Set problem:
Reproduce exactly the lines starting at the line that contains "Recreate this image" and ending at the line that contains "import plotly.graph_objects as go". Omit pictures.

---------- Recorded information ----------

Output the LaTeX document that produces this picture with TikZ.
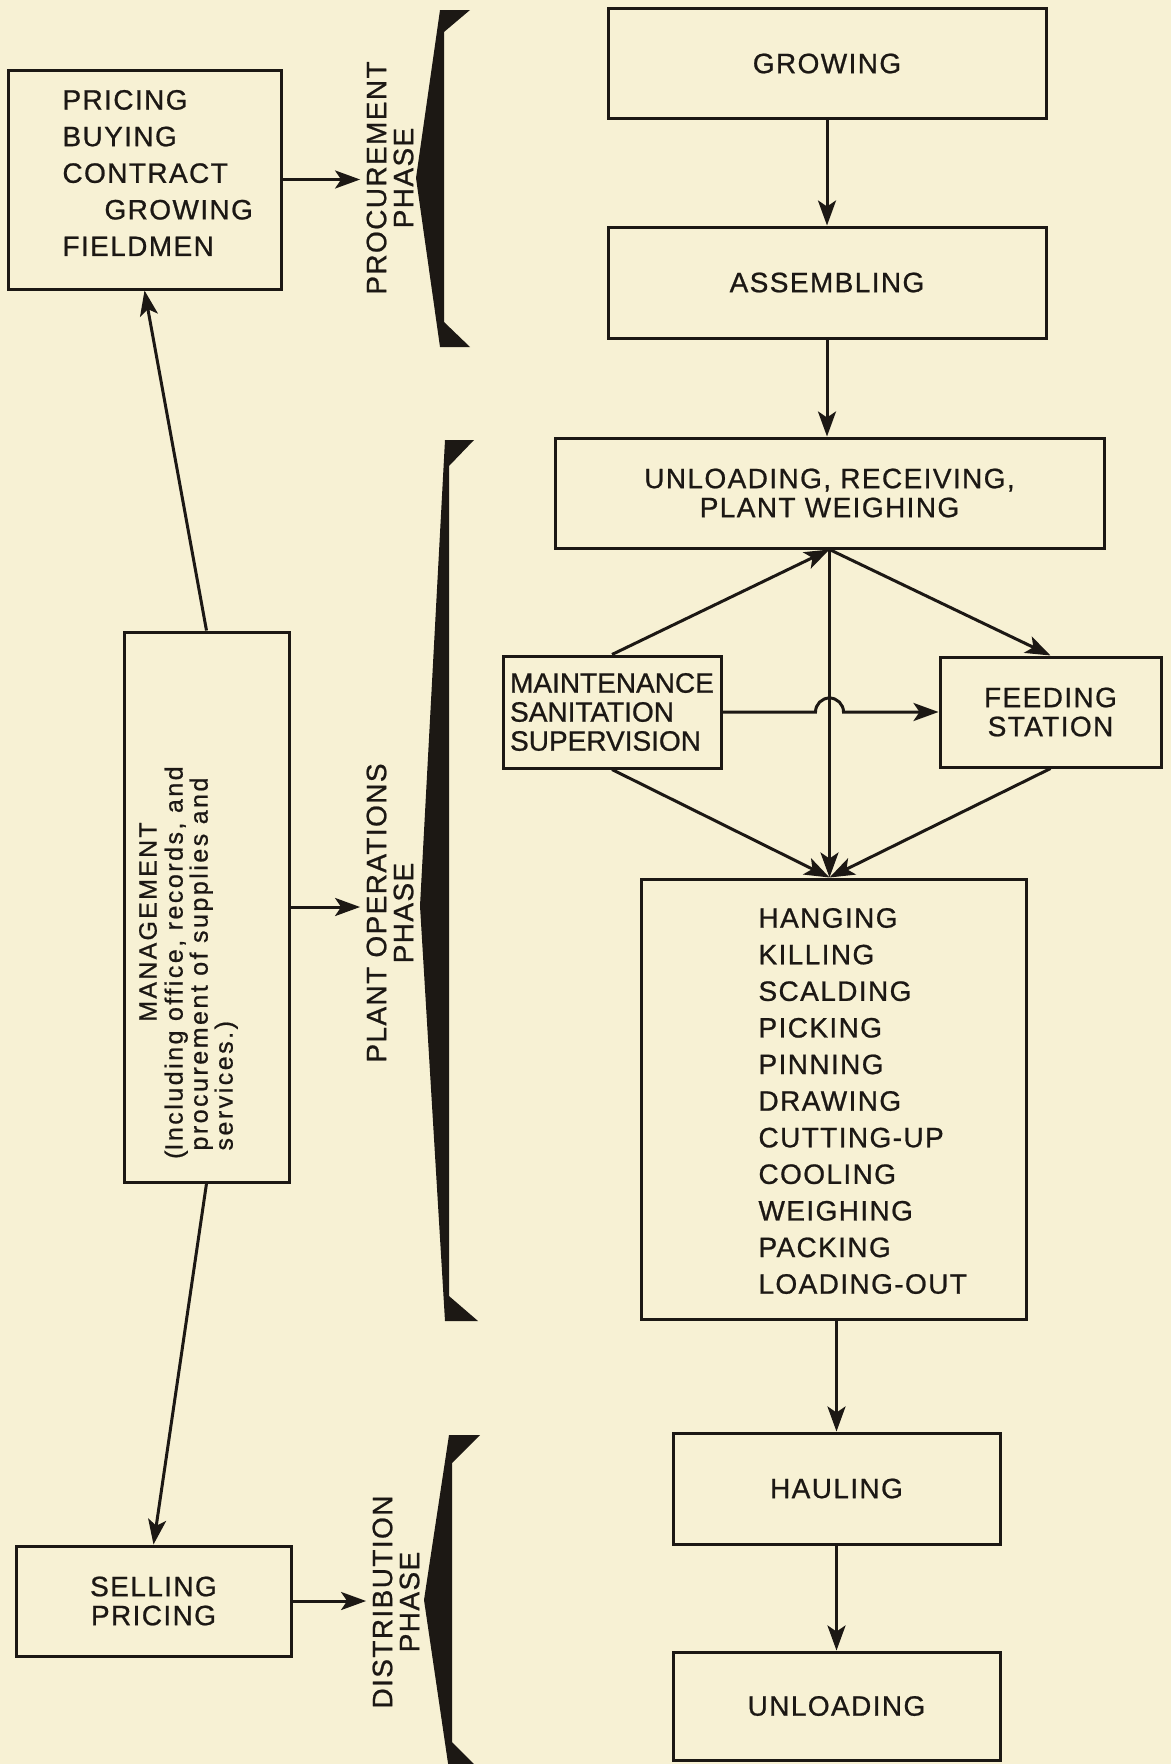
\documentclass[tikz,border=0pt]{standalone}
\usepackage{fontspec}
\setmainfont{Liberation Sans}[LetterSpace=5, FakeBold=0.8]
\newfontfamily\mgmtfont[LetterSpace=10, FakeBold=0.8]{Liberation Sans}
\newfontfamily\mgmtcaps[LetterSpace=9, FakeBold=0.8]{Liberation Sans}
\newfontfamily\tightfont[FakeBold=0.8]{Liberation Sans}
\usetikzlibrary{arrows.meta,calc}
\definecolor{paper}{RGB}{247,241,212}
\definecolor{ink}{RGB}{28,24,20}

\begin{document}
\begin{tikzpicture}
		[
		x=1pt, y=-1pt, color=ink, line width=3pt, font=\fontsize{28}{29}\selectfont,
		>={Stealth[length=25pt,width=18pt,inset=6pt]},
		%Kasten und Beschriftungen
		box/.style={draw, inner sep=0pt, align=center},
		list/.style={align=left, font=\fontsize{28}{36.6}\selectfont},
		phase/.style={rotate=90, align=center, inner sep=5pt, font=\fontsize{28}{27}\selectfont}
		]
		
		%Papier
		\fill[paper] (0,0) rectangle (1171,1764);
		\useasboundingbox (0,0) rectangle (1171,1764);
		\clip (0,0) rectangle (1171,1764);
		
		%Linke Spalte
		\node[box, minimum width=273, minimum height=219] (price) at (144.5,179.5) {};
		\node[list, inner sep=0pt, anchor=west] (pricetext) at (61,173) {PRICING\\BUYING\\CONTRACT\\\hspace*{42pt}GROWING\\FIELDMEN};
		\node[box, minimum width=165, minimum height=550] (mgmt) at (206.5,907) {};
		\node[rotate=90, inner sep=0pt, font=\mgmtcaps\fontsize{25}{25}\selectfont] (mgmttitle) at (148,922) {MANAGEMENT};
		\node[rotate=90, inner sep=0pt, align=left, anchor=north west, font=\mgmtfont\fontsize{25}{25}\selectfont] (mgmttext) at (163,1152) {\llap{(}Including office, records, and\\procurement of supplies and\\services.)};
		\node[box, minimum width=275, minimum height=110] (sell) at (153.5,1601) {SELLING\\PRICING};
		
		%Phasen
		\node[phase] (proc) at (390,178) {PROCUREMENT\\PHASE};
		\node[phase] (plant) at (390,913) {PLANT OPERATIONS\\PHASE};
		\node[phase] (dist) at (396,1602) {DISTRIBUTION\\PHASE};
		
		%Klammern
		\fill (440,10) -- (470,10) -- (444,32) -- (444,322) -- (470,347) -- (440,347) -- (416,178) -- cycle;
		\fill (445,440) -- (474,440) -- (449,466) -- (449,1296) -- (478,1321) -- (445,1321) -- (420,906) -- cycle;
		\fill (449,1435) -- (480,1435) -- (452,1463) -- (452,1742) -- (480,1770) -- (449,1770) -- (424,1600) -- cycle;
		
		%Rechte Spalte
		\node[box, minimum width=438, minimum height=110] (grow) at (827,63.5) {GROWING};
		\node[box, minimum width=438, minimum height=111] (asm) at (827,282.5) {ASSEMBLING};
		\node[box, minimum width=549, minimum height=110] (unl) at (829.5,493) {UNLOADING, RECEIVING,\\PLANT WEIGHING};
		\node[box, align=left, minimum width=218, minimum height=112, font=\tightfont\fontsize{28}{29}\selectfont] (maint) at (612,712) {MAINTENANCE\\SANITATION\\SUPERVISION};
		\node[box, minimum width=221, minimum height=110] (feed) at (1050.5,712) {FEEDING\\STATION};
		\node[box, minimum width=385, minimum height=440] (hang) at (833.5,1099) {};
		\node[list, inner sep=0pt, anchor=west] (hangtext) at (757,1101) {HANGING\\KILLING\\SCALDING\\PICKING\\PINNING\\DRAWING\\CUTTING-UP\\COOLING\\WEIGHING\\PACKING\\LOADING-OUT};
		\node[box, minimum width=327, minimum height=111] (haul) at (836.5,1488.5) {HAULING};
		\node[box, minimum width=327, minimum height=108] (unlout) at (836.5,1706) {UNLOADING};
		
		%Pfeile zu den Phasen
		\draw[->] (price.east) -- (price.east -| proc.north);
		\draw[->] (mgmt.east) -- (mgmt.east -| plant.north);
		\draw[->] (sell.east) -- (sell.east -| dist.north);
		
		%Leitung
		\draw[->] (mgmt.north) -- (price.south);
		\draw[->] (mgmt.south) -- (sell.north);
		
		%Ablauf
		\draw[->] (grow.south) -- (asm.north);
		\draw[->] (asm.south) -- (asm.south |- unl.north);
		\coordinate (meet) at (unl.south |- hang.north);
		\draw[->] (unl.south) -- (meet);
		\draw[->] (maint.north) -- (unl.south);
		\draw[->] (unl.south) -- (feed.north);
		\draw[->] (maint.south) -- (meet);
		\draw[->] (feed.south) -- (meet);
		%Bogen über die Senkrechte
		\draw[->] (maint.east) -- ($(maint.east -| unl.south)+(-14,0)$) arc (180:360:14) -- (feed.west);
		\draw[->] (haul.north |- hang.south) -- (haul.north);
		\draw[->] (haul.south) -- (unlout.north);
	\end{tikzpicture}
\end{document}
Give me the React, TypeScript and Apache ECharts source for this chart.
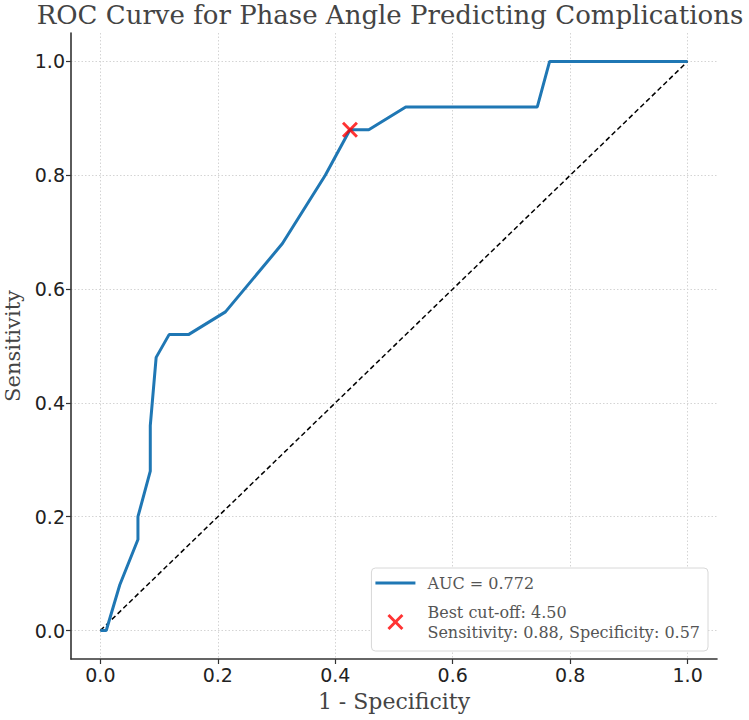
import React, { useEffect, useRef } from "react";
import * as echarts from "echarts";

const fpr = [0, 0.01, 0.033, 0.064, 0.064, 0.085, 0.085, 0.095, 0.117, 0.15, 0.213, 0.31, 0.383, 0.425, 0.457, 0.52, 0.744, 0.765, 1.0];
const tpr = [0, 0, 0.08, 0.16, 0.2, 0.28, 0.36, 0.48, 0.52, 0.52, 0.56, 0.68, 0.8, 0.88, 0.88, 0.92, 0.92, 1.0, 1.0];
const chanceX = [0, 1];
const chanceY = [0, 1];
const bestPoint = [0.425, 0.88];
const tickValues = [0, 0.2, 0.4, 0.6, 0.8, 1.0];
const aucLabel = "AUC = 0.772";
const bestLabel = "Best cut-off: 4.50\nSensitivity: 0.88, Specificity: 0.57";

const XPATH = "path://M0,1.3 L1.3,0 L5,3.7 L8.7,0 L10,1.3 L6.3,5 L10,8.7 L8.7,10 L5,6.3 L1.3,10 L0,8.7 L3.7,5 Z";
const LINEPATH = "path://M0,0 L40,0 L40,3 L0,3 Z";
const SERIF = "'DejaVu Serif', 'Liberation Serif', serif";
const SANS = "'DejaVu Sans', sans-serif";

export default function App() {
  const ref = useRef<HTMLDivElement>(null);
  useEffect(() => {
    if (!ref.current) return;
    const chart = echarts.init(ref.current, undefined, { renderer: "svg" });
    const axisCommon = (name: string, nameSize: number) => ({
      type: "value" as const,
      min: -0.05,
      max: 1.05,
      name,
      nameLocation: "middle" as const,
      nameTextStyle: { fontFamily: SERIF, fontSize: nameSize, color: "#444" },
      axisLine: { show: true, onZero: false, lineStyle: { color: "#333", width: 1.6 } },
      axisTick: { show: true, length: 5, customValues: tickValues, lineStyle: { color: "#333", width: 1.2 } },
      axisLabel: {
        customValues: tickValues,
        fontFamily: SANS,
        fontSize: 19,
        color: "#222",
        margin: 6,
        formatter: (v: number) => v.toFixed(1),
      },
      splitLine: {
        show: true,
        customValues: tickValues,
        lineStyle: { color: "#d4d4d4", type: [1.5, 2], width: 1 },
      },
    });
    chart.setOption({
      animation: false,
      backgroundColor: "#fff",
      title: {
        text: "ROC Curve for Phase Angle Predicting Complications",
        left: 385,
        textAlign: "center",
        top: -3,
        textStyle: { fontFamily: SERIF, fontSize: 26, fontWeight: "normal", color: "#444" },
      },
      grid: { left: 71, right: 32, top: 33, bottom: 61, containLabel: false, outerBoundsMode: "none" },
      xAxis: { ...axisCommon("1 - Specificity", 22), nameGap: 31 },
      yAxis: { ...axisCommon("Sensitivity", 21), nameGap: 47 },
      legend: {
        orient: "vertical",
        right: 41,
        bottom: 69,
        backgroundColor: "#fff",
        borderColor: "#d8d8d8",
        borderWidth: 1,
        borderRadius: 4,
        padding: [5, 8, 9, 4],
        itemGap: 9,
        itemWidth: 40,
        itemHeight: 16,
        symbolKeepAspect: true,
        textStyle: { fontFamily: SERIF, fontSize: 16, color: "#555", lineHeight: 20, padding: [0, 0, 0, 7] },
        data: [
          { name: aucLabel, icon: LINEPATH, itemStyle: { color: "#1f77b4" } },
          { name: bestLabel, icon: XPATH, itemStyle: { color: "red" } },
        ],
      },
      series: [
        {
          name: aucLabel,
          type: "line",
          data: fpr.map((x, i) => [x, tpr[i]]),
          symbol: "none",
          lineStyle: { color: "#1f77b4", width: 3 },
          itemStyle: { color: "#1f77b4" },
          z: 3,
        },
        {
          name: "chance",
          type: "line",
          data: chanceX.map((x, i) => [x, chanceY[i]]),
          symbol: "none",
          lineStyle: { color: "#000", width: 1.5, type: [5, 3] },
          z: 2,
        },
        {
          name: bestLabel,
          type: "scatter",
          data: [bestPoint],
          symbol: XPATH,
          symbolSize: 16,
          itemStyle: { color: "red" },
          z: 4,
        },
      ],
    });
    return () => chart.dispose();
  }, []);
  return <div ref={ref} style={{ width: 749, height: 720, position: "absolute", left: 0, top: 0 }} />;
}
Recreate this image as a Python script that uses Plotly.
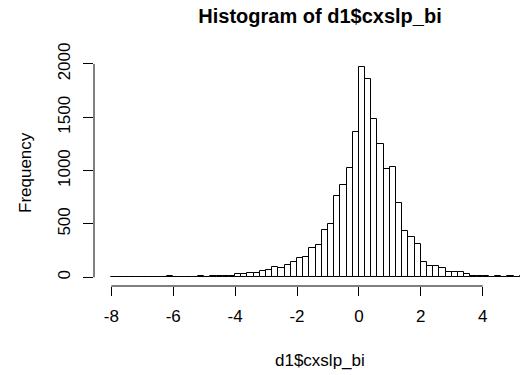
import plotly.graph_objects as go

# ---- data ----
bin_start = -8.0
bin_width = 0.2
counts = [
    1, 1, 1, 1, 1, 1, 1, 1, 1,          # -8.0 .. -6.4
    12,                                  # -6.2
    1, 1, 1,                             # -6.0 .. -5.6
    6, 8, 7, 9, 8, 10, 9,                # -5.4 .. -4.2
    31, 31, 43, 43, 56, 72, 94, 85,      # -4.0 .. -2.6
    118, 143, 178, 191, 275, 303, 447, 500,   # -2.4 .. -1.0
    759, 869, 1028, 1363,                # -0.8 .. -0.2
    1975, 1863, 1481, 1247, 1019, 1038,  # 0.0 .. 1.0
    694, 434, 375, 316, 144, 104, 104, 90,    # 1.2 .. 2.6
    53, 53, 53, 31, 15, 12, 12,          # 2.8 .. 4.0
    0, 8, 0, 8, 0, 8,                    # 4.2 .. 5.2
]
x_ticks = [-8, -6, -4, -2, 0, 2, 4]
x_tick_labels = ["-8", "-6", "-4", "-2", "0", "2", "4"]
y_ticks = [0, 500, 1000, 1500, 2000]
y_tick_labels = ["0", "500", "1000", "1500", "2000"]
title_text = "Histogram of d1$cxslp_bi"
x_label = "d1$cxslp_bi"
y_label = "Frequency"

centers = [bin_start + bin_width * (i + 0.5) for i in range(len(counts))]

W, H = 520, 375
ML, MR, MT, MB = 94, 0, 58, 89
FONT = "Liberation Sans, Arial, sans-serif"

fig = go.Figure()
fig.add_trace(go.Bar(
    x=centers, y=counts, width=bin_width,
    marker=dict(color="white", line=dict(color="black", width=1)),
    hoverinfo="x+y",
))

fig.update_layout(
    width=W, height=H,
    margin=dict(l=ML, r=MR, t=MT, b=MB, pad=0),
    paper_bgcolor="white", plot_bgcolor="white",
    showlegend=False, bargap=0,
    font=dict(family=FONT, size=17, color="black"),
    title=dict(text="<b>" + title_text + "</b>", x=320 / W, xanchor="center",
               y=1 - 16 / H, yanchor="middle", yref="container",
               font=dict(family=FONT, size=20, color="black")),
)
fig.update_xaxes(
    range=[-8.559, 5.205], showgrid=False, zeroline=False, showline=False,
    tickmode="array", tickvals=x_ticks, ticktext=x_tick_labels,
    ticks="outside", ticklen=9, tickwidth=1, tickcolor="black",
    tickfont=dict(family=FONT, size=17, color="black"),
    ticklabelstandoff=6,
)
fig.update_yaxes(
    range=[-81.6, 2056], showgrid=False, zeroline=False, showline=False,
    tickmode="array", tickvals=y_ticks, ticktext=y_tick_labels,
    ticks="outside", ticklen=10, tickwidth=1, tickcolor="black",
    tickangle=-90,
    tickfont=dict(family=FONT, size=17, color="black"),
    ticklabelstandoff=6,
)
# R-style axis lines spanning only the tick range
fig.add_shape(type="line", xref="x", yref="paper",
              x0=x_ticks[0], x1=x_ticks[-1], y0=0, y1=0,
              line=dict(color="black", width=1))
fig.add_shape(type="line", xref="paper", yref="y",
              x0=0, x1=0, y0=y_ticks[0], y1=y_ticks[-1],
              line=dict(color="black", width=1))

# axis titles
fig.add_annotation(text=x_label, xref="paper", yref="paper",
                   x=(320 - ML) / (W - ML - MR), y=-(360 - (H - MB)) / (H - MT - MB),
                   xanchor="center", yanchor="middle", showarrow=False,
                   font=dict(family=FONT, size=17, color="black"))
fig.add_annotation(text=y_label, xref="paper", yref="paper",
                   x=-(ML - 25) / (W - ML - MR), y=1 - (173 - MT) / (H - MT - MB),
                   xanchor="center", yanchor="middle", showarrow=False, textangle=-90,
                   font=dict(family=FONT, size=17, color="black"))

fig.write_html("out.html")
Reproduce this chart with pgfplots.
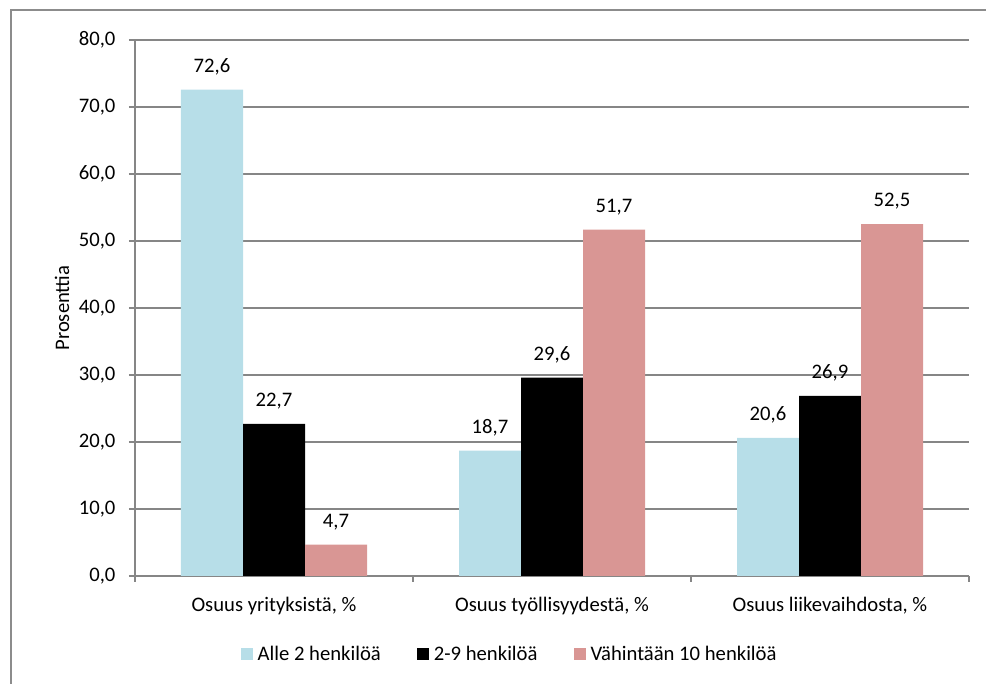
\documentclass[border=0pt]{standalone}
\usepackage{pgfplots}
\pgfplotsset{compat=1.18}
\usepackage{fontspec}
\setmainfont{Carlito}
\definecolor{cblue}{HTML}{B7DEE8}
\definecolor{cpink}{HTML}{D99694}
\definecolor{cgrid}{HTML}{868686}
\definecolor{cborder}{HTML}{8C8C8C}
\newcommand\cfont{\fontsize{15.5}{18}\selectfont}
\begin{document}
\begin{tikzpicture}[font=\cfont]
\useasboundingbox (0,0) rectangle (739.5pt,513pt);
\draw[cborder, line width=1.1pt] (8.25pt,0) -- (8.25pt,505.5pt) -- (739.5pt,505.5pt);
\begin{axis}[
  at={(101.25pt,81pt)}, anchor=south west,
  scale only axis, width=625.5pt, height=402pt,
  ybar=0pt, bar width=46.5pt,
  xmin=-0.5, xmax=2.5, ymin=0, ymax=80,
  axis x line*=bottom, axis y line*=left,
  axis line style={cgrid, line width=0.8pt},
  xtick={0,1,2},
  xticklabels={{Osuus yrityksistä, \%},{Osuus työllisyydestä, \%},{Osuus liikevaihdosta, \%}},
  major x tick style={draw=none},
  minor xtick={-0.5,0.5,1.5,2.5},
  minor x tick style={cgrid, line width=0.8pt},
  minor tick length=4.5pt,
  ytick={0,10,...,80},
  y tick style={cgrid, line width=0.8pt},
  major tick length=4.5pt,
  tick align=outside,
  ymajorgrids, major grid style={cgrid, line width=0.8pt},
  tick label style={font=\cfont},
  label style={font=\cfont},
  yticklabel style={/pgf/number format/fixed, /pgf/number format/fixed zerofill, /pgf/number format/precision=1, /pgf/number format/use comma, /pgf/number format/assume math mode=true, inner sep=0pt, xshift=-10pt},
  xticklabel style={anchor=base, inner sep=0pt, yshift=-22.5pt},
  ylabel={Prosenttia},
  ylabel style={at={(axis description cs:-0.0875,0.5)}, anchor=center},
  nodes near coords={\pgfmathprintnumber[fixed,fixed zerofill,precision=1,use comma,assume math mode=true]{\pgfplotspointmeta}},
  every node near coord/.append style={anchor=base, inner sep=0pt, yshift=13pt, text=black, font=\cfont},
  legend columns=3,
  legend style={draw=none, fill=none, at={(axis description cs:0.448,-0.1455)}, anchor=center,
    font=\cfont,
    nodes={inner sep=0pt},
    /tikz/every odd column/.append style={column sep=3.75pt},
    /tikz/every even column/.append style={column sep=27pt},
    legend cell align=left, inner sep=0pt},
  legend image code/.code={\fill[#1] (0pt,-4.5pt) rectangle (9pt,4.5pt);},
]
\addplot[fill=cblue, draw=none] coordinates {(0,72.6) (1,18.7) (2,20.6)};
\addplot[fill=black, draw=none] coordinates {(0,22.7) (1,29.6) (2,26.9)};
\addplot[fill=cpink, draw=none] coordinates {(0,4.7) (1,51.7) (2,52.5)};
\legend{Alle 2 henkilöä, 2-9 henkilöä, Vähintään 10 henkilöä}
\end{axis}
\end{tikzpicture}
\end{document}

----------

Task result:
Recreate this image as a Python script that uses Plotly.
import plotly.graph_objects as go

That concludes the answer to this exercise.